8 Vegan Radhika SArohia January 19, 2013 at 12:54 am

I bought parsley and made these again (the raw version) and this time I threw in some cucumber and dried cranberry for some extra crunch and flavor…they came out awesome!
I think the spice mix in this recipe is terrific, I just leave out the cloves because they seem to be too strong somehow


9 Havi April 16, 2013 at 12:07 pm

I made these last night. They certainly are time consuming, but worth it. Instead of lentils, I used mashed chickpeas as was suggested in another post. I added about 1/3 cup chopped pine nuts as well. I ate one as soon as they were done, and it was DELICIOUS. After refrigerating them overnight, the flavors had infused and they were even better. Made the tofu-yogurt sauce, went very well with them.

The only thing I would do differently is have a friend or two with me to help expedite the rolling process 🙂 Thank you for a wonderful recipe. I love this site.


10 Jennifer March 17, 2014 at 3:42 pm

Would I need to cook them if I am using leftover rice and lentils?

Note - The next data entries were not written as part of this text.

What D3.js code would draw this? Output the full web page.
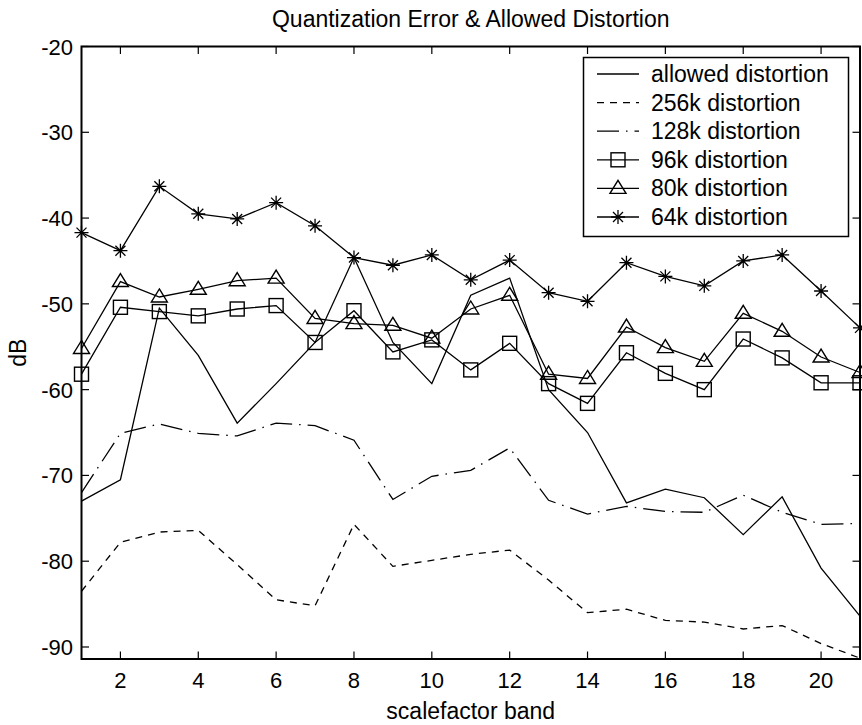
<html>
  <head>
    <script src="https://cdn.jsdelivr.net/npm/d3@7"></script>
    <style>
      body { margin: 0; background: #fff; }
      text { font-family: "Liberation Sans", Arial, sans-serif; fill: #000; }
    </style>
  </head>
  <body>
    <script>
      // scalefactor bands 1..21
      const bands = d3.range(1, 22);
      const allowed = [-73, -70.5, -50.5, -56, -63.9, -59.3, -54.5, -44.6, -54.5, -59.3, -49, -47, -60, -65, -73.2, -71.6, -72.6, -76.9, -72.5, -80.8, -86.4];
      const d256 = [-83.5, -77.8, -76.6, -76.4, -80.4, -84.5, -85.2, -75.7, -80.6, -79.9, -79.2, -78.7, -82.2, -86, -85.6, -86.9, -87.1, -87.9, -87.5, -89.6, -91.3];
      const d128 = [-72, -65.1, -64, -65.1, -65.4, -63.9, -64.2, -65.9, -72.8, -70.1, -69.4, -66.8, -72.9, -74.5, -73.6, -74.2, -74.3, -72.3, -74.3, -75.7, -75.6];
      const d96 = [-58.2, -50.4, -50.9, -51.4, -50.6, -50.2, -54.5, -50.8, -55.6, -54.2, -57.7, -54.6, -59.3, -61.6, -55.7, -58.1, -60, -54.1, -56.3, -59.2, -59.2];
      const d80 = [-55.2, -47.4, -49.2, -48.3, -47.3, -47, -51.7, -52.3, -52.5, -54, -50.6, -49, -58.2, -58.7, -52.7, -55.1, -56.7, -51.1, -53.2, -56.2, -58];
      const d64 = [-41.7, -43.8, -36.3, -39.5, -40.1, -38.2, -40.9, -44.6, -45.5, -44.3, -47.2, -44.9, -48.7, -49.7, -45.2, -46.8, -47.9, -45, -44.3, -48.5, -52.8];
      const xTicks = [2, 4, 6, 8, 10, 12, 14, 16, 18, 20];
      const yTicks = [-90, -80, -70, -60, -50, -40, -30, -20];

      const series = [
        { name: "allowed distortion", values: allowed, dash: null, marker: null },
        { name: "256k distortion", values: d256, dash: "7,6", marker: null },
        { name: "128k distortion", values: d128, dash: "22,7,1.5,7", marker: null },
        { name: "96k distortion", values: d96, dash: null, marker: "square" },
        { name: "80k distortion", values: d80, dash: null, marker: "triangle" },
        { name: "64k distortion", values: d64, dash: null, marker: "star" }
      ];

      const width = 862, height = 725;
      const plotL = 81.5, plotR = 860, plotT = 46.5, plotB = 659;

      const svg = d3.select("body").append("svg")
          .attr("width", width)
          .attr("height", height);

      const x = d3.scaleLinear().domain([1, 21]).range([plotL, plotR]);
      const y = d3.scaleLinear().domain([-91.4, -20]).range([plotB, plotT]);

      const line = d3.line()
          .x((d, i) => x(bands[i]))
          .y(d => y(d));

      function drawMarker(g, type, cx, cy) {
        if (type === "square") {
          g.append("rect").attr("x", cx - 7).attr("y", cy - 7)
              .attr("width", 14).attr("height", 14)
              .attr("fill", "none").attr("stroke", "#000").attr("stroke-width", 1.4);
        } else if (type === "triangle") {
          g.append("path")
              .attr("d", `M${cx},${cy - 8}L${cx + 8},${cy + 5}L${cx - 8},${cy + 5}Z`)
              .attr("fill", "none").attr("stroke", "#000").attr("stroke-width", 1.4);
        } else if (type === "star") {
          const r = 7, q = 5;
          g.append("path")
              .attr("d", `M${cx - r},${cy}L${cx + r},${cy}M${cx},${cy - r}L${cx},${cy + r}` +
                `M${cx - q},${cy - q}L${cx + q},${cy + q}M${cx - q},${cy + q}L${cx + q},${cy - q}`)
              .attr("fill", "none").attr("stroke", "#000").attr("stroke-width", 1.3);
        }
      }

      // axes box
      svg.append("rect")
          .attr("x", plotL).attr("y", plotT)
          .attr("width", plotR - plotL).attr("height", plotB - plotT)
          .attr("fill", "none").attr("stroke", "#000").attr("stroke-width", 2);

      // inward ticks on all four sides
      const tickLen = 7.5;
      const ticks = svg.append("g").attr("stroke", "#000").attr("stroke-width", 1.2);
      xTicks.forEach(t => {
        ticks.append("line").attr("x1", x(t)).attr("x2", x(t)).attr("y1", plotB).attr("y2", plotB - tickLen);
        ticks.append("line").attr("x1", x(t)).attr("x2", x(t)).attr("y1", plotT).attr("y2", plotT + tickLen);
      });
      yTicks.forEach(t => {
        ticks.append("line").attr("x1", plotL).attr("x2", plotL + tickLen).attr("y1", y(t)).attr("y2", y(t));
        ticks.append("line").attr("x1", plotR).attr("x2", plotR - tickLen).attr("y1", y(t)).attr("y2", y(t));
      });

      svg.append("g").selectAll("text").data(xTicks).join("text")
          .attr("x", d => x(d)).attr("y", 688)
          .attr("text-anchor", "middle").attr("font-size", 22)
          .text(d => d);

      svg.append("g").selectAll("text").data(yTicks).join("text")
          .attr("x", 73).attr("y", d => y(d) + 8)
          .attr("text-anchor", "end").attr("font-size", 22)
          .text(d => d);

      svg.append("text")
          .attr("x", (plotL + plotR) / 2).attr("y", 27)
          .attr("text-anchor", "middle").attr("font-size", 23)
          .text("Quantization Error & Allowed Distortion");

      svg.append("text")
          .attr("x", (plotL + plotR) / 2).attr("y", 719)
          .attr("text-anchor", "middle").attr("font-size", 23)
          .text("scalefactor band");

      svg.append("text")
          .attr("transform", `translate(26,${(plotT + plotB) / 2}) rotate(-90)`)
          .attr("text-anchor", "middle").attr("font-size", 23)
          .text("dB");

      // data lines
      const plot = svg.append("g");
      series.forEach(s => {
        plot.append("path")
            .datum(s.values)
            .attr("fill", "none")
            .attr("stroke", "#000")
            .attr("stroke-width", 1.3)
            .attr("stroke-dasharray", s.dash)
            .attr("d", line);
        if (s.marker) {
          const mg = plot.append("g");
          s.values.forEach((v, i) => drawMarker(mg, s.marker, x(bands[i]), y(v)));
        }
      });

      // legend
      const lg = svg.append("g");
      lg.append("rect")
          .attr("x", 583.5).attr("y", 57.5)
          .attr("width", 265).attr("height", 179)
          .attr("fill", "#fff").attr("stroke", "#000").attr("stroke-width", 1.5);
      series.forEach((s, i) => {
        const ly = 74 + i * 28.6;
        lg.append("line")
            .attr("x1", 597).attr("x2", 639)
            .attr("y1", ly).attr("y2", ly)
            .attr("stroke", "#000").attr("stroke-width", 1.3)
            .attr("stroke-dasharray", s.dash);
        if (s.marker) drawMarker(lg, s.marker, 618, ly);
        lg.append("text")
            .attr("x", 651).attr("y", ly + 8)
            .attr("font-size", 23)
            .text(s.name);
      });
    </script>
  </body>
</html>
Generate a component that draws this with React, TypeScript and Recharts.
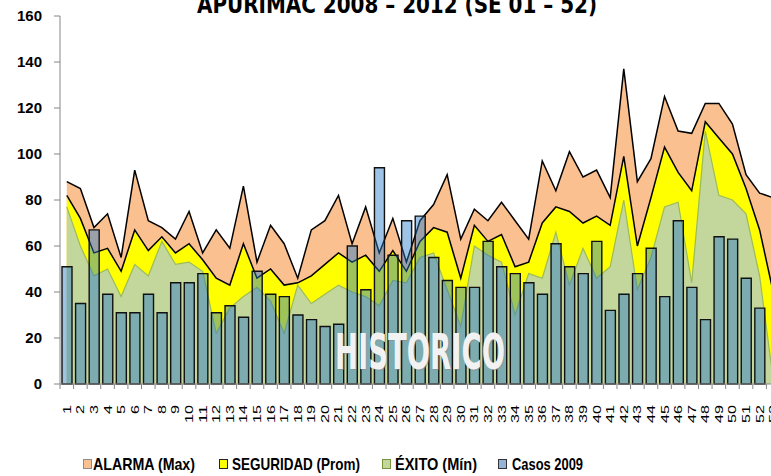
import React from 'react';
import { ComposedChart, Area, Bar, XAxis, YAxis } from 'recharts';

const weeks: string[] = [
  '1','2','3','4','5','6','7','8','9','10','11','12','13','14','15','16','17','18','19','20',
  '21','22','23','24','25','26','27','28','29','30','31','32','33','34','35','36','37','38','39','40',
  '41','42','43','44','45','46','47','48','49','50','51','52','53',
];

const alarmaMax: number[] = [
  88, 85, 68, 74, 55, 93, 71, 68, 63, 75, 57, 67, 59, 86, 53, 69, 61, 46, 67, 71,
  82, 61, 77, 57, 72, 53, 71, 78, 91, 63, 76, 71, 79, 71, 63, 97, 84, 101, 90, 93,
  81, 137, 88, 98, 125, 110, 109, 122, 122, 113, 91, 83, 81,
];

const seguridadProm: number[] = [
  82, 72, 57, 59, 49, 67, 58, 64, 57, 61, 54, 46, 43, 61, 46, 50, 43, 44, 47, 52,
  57, 53, 56, 49, 58, 49, 62, 68, 66, 46, 69, 62, 65, 51, 53, 70, 77, 75, 70, 73,
  69, 99, 60, 81, 103, 92, 84, 114, 107, 100, 85, 67, 40,
];

const exitoMin: number[] = [
  77, 60, 47, 50, 38, 52, 47, 62, 52, 53, 49, 22, 33, 38, 42, 36, 22, 43, 35, 39,
  43, 40, 38, 34, 45, 44, 55, 57, 41, 25, 60, 56, 53, 30, 48, 46, 66, 43, 59, 46,
  51, 80, 41, 55, 77, 79, 44, 110, 82, 80, 74, 47, 2,
];

const casos2009: (number | null)[] = [
  51, 35, 67, 39, 31, 31, 39, 31, 44, 44, 48, 31, 34, 29, 49, 39, 38, 30, 28, 25,
  26, 60, 41, 94, 56, 71, 73, 55, 45, 42, 42, 62, 51, 48, 44, 39, 61, 51, 48, 62,
  32, 39, 48, 59, 38, 71, 42, 28, 64, 63, 46, 33, null,
];

const yTicks: number[] = [0, 20, 40, 60, 80, 100, 120, 140, 160];

const titleText = 'APURIMAC 2008 – 2012 (SE 01 – 52)';
const watermarkText = 'HISTORICO';
const legendLabels: string[] = ['ALARMA (Max)', 'SEGURIDAD (Prom)', 'ÉXITO (Mín)', 'Casos 2009'];

const C_MAX = '#FAC090';
const C_PROM = '#FFFF00';
const C_MIN = '#C3D69B';
const C_MIN_LINE = '#9BBB59';
const C_BAR = 'rgb(38,122,200)';
const C_BAR_LEGEND = '#95B3D7';
const AXIS = '#868686';

const data = weeks.map((w, i) => ({
  week: w,
  max: alarmaMax[i],
  prom: seguridadProm[i],
  min: exitoMin[i],
  casos: casos2009[i],
}));

const lastWeek = weeks[weeks.length - 1];

const WeekTick = (props: any) => {
  const { x, y, payload } = props;
  const half = payload && typeof payload.offset === 'number' && payload.offset > 0 ? payload.offset : 6.79;
  const label = String(payload.value);
  const ty = y + 21;
  return (
    <g>
      <line x1={x - half} y1={y} x2={x - half} y2={y + 5} stroke={AXIS} strokeWidth={1} />
      {label === lastWeek ? (
        <line x1={x + half} y1={y} x2={x + half} y2={y + 5} stroke={AXIS} strokeWidth={1} />
      ) : null}
      <text
        x={x}
        y={ty}
        transform={`rotate(-90 ${x} ${ty})`}
        textAnchor="end"
        dominantBaseline="central"
        fontSize={11}
        fontWeight="normal"
        fontFamily="'Liberation Sans', Arial, sans-serif"
        textLength={label.length * 9}
        lengthAdjust="spacingAndGlyphs"
        fill="#000"
      >
        {label}
      </text>
    </g>
  );
};

const legendItems = [
  { label: legendLabels[0], fill: C_MAX, stroke: '#8c8c8c', sx: 83, tx: 93, tw: 102 },
  { label: legendLabels[1], fill: C_PROM, stroke: '#222', sx: 219, tx: 232, tw: 128 },
  { label: legendLabels[2], fill: C_MIN, stroke: '#77933C', sx: 382, tx: 395, tw: 82 },
  { label: legendLabels[3], fill: C_BAR_LEGEND, stroke: '#333', sx: 498, tx: 512, tw: 71 },
];

export default function App() {
  return (
    <div
      style={{
        position: 'absolute',
        left: 0,
        top: 0,
        width: 771,
        height: 476,
        overflow: 'hidden',
        background: '#fff',
      }}
    >
      <div style={{ position: 'absolute', left: 0, top: 0 }}>
        <ComposedChart
          width={790}
          height={476}
          data={data}
          margin={{ top: 16, right: 10, bottom: 0, left: 0 }}
          barSize={10}
        >
          <XAxis
            dataKey="week"
            height={92}
            interval={0}
            tick={<WeekTick />}
            tickLine={false}
            tickSize={0}
            tickMargin={0}
            axisLine={{ stroke: AXIS, strokeWidth: 1 }}
          />
          <YAxis
            width={60}
            domain={[0, 160]}
            ticks={yTicks}
            interval={0}
            tickSize={6}
            tickMargin={12}
            axisLine={{ stroke: AXIS, strokeWidth: 1 }}
            tickLine={{ stroke: AXIS, strokeWidth: 1 }}
            tick={{ fill: '#000', fontSize: 15, fontWeight: 'bold', fontFamily: "'Liberation Sans', Arial, sans-serif" }}
          />
          <Area
            type="linear"
            dataKey="max"
            fill={C_MAX}
            fillOpacity={1}
            stroke="#000"
            strokeWidth={1.5}
            dot={false}
            activeDot={false}
            isAnimationActive={false}
          />
          <Area
            type="linear"
            dataKey="prom"
            fill={C_PROM}
            fillOpacity={1}
            stroke="#000"
            strokeWidth={1.5}
            dot={false}
            activeDot={false}
            isAnimationActive={false}
          />
          <Area
            type="linear"
            dataKey="min"
            fill={C_MIN}
            fillOpacity={1}
            stroke={C_MIN_LINE}
            strokeWidth={1.2}
            dot={false}
            activeDot={false}
            isAnimationActive={false}
          />
          <Bar
            dataKey="casos"
            fill={C_BAR}
            fillOpacity={0.45}
            stroke="#111"
            strokeWidth={1.4}
            isAnimationActive={false}
          />
        </ComposedChart>
      </div>
      <svg
        width={771}
        height={476}
        style={{ position: 'absolute', left: 0, top: 0, pointerEvents: 'none' }}
      >
        <text
          x={397}
          y={13}
          textAnchor="middle"
          fontSize={25}
          fontWeight="bold"
          fontFamily="'DejaVu Sans Condensed', 'DejaVu Sans', sans-serif"
          textLength={400}
          lengthAdjust="spacingAndGlyphs"
          fill="#000"
        >
          {titleText}
        </text>
        <text
          x={336}
          y={370}
          fontSize={49}
          fontWeight="bold"
          fontFamily="'DejaVu Sans Condensed', 'DejaVu Sans', sans-serif"
          textLength={170}
          lengthAdjust="spacingAndGlyphs"
          fill="#8a8a8a"
          fillOpacity={0.6}
        >
          {watermarkText}
        </text>
        <text
          x={335}
          y={369}
          fontSize={49}
          fontWeight="bold"
          fontFamily="'DejaVu Sans Condensed', 'DejaVu Sans', sans-serif"
          textLength={170}
          lengthAdjust="spacingAndGlyphs"
          fill="#F2F2F2"
        >
          {watermarkText}
        </text>
        {legendItems.map((it) => (
          <g key={it.label}>
            <rect x={it.sx + 0.5} y={459.5} width={8} height={9} fill={it.fill} stroke={it.stroke} strokeWidth={1} />
            <text
              x={it.tx}
              y={470}
              fontSize={17}
              fontWeight="bold"
              fontFamily="'Liberation Sans Narrow', 'Liberation Sans', Arial, sans-serif"
              textLength={it.tw}
              lengthAdjust="spacingAndGlyphs"
              fill="#000"
            >
              {it.label}
            </text>
          </g>
        ))}
      </svg>
    </div>
  );
}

11 Maggie July 16, 2014 at 10:38 am

How long will these last in the fridge?


12 Efi Callifatidi November 2, 2014 at 7:59 am

I am Greek and dolmades are my favourite dish, I use to roll a big jar of leaves every time -that is around 120 leaves. I stuff them only with rice and lots of herbs. That is, for 120 dolmades I use 6 or more onions -the bigger the better -what makes a dolma delicious is the onion, and a bit more than half a kilo of rice. Then it’s the herbs, parsley, dill, mint (both dry and fresh), lots of them. Simply salt and black pepper. I don’t use lemon during cooking because the leaves are already sour enough, if it’s needed one can always put it afterwards. I place lettuce leaves on the bottom of the pot, not wanting to squander the leaves. The few broken leaves that may be left I place them on top under the have plate. Don’t forget to pour olive oil over them before you put them on the oven. If there’s some filling left try and make stuffed lettuce leave, they’re not as good but they’re OK. Of course there’s also the minced meat-rice recipe but I prefer the simple rice one -yalantzi dolma (fake roll in Turkish). Oh and the best dip is tzatziki (strained yoghurt, garlic, cucumber, dill, oil, a bit of vinegar, salt and pepper). Bon appetit!


13 Efi Callifatidi November 2, 2014 at 8:19 am

I could talk about dolmades all evening, I’m an addict. A dolma junkie! What I wanted to add is that it’s good to have a friend or a child and roll them together, while gossiping. My daughter -another addict -keeps insisting to sit down and roll together. Last time, there was also her boyfriend -an Italian addict of dolmades -and he also learned to roll because he wants to make them in Italy, where it’s a bit hard to find vine leaves and dill, but I can always send them from here. Oh, the rice can be slightly cooked, that is, you brown the mountain of chopped onions, pour in the rice, leave it a bit while stirring and then add one glass of water and the herbs (parsley doesn’t add much, it’s the mint and dill that do the trick). If it’s slightly cooked, the vine leaves don’t split. You can also gather your own vine leaves in April-May and keep them in the freezer.